#### YOUR INSTRUCTIONS:
Leaving out every picture, copy the lines of the data exactly, from the first through the line containing "labelsize=17, colors='black')".

#### GIVEN MATERIAL:
----

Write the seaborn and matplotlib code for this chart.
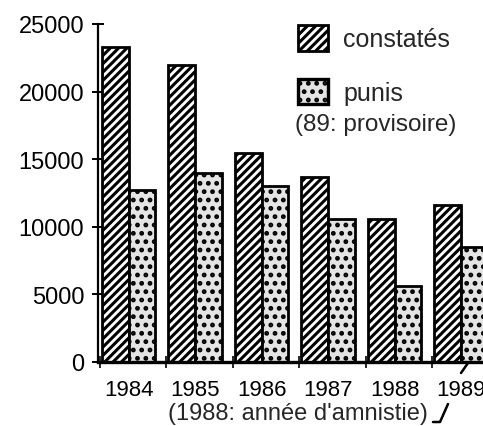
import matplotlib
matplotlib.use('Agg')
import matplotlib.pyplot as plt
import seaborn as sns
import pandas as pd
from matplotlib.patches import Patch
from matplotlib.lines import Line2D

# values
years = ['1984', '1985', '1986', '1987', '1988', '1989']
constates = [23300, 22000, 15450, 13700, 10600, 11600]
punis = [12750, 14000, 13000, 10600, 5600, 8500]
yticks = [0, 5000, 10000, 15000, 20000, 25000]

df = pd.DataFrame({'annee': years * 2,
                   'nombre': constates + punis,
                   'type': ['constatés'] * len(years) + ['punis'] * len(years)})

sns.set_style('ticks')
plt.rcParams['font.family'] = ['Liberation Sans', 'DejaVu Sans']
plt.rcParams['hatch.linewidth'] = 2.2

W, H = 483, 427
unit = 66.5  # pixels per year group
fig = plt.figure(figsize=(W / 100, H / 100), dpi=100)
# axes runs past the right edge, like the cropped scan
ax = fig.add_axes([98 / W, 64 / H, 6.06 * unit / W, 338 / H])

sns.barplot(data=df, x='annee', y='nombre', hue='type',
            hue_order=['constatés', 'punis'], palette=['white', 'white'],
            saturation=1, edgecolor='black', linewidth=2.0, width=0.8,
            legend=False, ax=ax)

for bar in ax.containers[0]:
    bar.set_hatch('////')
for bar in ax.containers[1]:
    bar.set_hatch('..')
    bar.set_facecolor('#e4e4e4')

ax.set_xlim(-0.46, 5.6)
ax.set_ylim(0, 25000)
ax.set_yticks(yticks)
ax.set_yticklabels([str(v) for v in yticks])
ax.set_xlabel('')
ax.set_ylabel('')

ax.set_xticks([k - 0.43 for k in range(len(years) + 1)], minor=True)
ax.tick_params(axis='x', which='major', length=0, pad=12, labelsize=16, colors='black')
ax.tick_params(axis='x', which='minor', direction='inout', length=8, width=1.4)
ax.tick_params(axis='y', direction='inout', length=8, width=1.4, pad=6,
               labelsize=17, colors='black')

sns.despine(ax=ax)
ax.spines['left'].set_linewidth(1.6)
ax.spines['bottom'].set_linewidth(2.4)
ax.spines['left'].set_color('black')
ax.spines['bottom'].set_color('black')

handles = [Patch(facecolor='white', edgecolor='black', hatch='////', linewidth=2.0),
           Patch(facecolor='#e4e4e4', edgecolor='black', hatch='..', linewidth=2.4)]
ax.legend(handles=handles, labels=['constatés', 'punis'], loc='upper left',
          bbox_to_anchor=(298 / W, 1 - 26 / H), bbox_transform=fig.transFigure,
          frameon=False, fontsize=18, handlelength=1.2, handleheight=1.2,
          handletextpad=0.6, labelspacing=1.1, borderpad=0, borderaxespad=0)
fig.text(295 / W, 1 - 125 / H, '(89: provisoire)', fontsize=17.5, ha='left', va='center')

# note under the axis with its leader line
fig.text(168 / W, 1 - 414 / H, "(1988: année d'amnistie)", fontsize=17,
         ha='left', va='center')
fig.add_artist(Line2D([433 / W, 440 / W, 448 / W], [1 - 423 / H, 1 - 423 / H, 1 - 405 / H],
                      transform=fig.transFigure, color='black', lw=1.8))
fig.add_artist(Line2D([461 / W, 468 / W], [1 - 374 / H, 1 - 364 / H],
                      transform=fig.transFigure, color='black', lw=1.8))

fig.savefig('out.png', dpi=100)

----

#### ANSWER FOR THIS EXERCISE:
Write the seaborn and matplotlib code for this chart.
import matplotlib
matplotlib.use('Agg')
import matplotlib.pyplot as plt
import seaborn as sns
import pandas as pd
from matplotlib.patches import Patch
from matplotlib.lines import Line2D

# values
years = ['1984', '1985', '1986', '1987', '1988', '1989']
constates = [23300, 22000, 15450, 13700, 10600, 11600]
punis = [12750, 14000, 13000, 10600, 5600, 8500]
yticks = [0, 5000, 10000, 15000, 20000, 25000]

df = pd.DataFrame({'annee': years * 2,
                   'nombre': constates + punis,
                   'type': ['constatés'] * len(years) + ['punis'] * len(years)})

sns.set_style('ticks')
plt.rcParams['font.family'] = ['Liberation Sans', 'DejaVu Sans']
plt.rcParams['hatch.linewidth'] = 2.2

W, H = 483, 427
unit = 66.5  # pixels per year group
fig = plt.figure(figsize=(W / 100, H / 100), dpi=100)
# axes runs past the right edge, like the cropped scan
ax = fig.add_axes([98 / W, 64 / H, 6.06 * unit / W, 338 / H])

sns.barplot(data=df, x='annee', y='nombre', hue='type',
            hue_order=['constatés', 'punis'], palette=['white', 'white'],
            saturation=1, edgecolor='black', linewidth=2.0, width=0.8,
            legend=False, ax=ax)

for bar in ax.containers[0]:
    bar.set_hatch('////')
for bar in ax.containers[1]:
    bar.set_hatch('..')
    bar.set_facecolor('#e4e4e4')

ax.set_xlim(-0.46, 5.6)
ax.set_ylim(0, 25000)
ax.set_yticks(yticks)
ax.set_yticklabels([str(v) for v in yticks])
ax.set_xlabel('')
ax.set_ylabel('')

ax.set_xticks([k - 0.43 for k in range(len(years) + 1)], minor=True)
ax.tick_params(axis='x', which='major', length=0, pad=12, labelsize=16, colors='black')
ax.tick_params(axis='x', which='minor', direction='inout', length=8, width=1.4)
ax.tick_params(axis='y', direction='inout', length=8, width=1.4, pad=6,
               labelsize=17, colors='black')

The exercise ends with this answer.